Ok, this month was not that special. Especially after an amazing dividend growth in september, this one will stay a bit humble. We received dividend from one company, earned some money from book sales and ended it with not buying some new assets.
Big difference compared to last months update. But this month we actually decreased in dividend income compared to last year. We received our only dividend from Bank of Nova Scotia ($BSN).
BNS actually increases their dividend in the 4th quarter from $0.72 per share to $0.74 per share. Still our income dropped.
This is due to the following:
We measure our dividend after taxes. Which means we also take into account currency fluctuations. Because we do this, we ended up with a lower dividend income as compared to last year. BNS pays out in Canadian dollars, which now reflect in our change in dividend.
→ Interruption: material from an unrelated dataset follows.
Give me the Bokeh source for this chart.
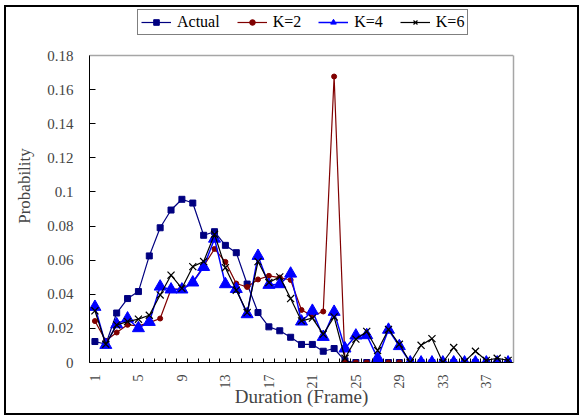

When we look at the gross dividend income, we do see some growth. In 2016 this is €11.11, when in 2015 it was €10.47. A year on year growth of +6%. It might be small, bit this growth was realized while no companies or shares were added (and paying dividend in october).
Besides dividend, I’ve also earned some money by selling books. The profit of selling used books adds €11.40 to our passive income of october.
In total we have received €19.42 of passive income for this month.
The biggest growth we saw in our portfolio value.
Our current portfolio value is: €34835.16
And is up +67% from last year in the same month.
This is mostly the effect of adding a constant flow of money
towards our portfolio. And the more money we can allocate,
The bigger it will grow forth.
Curious for all of our holding? Then check our portfolio here.
The reason we track our dividends by using net income, is because that’s what we’ll be using when we reach financial independence. It’s the amount of money which we can spend fully.
The downside however is that is difficult to measure the actual growth year on year. Despite the dividend increase from BNS, we have a lower dividend income due to currency fluctuations.
How do you track your dividends? Do you add everything up without calculating taxes or take into account different currencies? Or do you even everything out like we do?